DEEP GROUNDWATER FLOW FROM THE SOUTHEASTERN COLORADO PLATEAU TO THE ALBUQUERQUE BASIN, NEW MEXICO
To build a representative model of the CP–AB transition, we relied on existing USGS studies characterizing the San Andres–Glorieta aquifer, built cross sections, and categorized geochemical data for springs in order to develop a conceptual hydrogeological model of groundwater flow into the AB. Pre-Cenozoic aquifer units that crop out in the CP form the deep aquifer units in the AB. Cross-sections were built using stratigraphic sections, formation tops from oil and gas wells, and a revised structure-contour map of the base of the Dakota Sandstone.

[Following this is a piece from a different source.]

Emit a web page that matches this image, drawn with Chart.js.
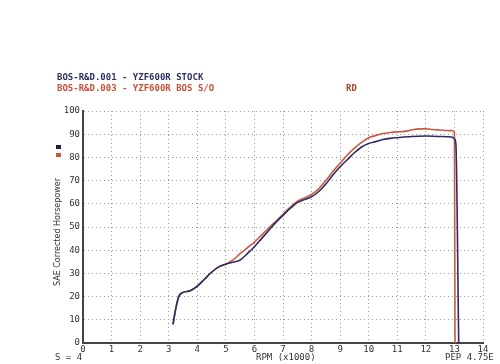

Along-strike and down-fault cross sections illustrating footwall-to-hanging-wall stratigraphic juxtapositions across major basin-margin faults show fault-bounding relay ramps that may have small but potentially transmissive windows where bedrock aquifer flow could be transferred to synrift deposits of the AB. Our conceptual model postulates that groundwater flow may be strongly controlled by geologic structures along the CP–AB transition. Groundwater flow may preferentially move along structural relay ramps and across west-stepping, east-down, basin-bounding normal faults into poorly consolidated deposits of the Santa Fe Group, which constitutes the regional aquifer system for the Albuquerque Basin.
Initial results from the numerical model suggest that groundwater flows from the Zuni Uplift to the AB, primarily along the Rio San Jose corridor, and abundant saline springs along the western flank of the Lucero Uplift may be structurally controlled. Model limitations include sparse groundwater elevation, surface-flow, and aquifer pumping-and-response data.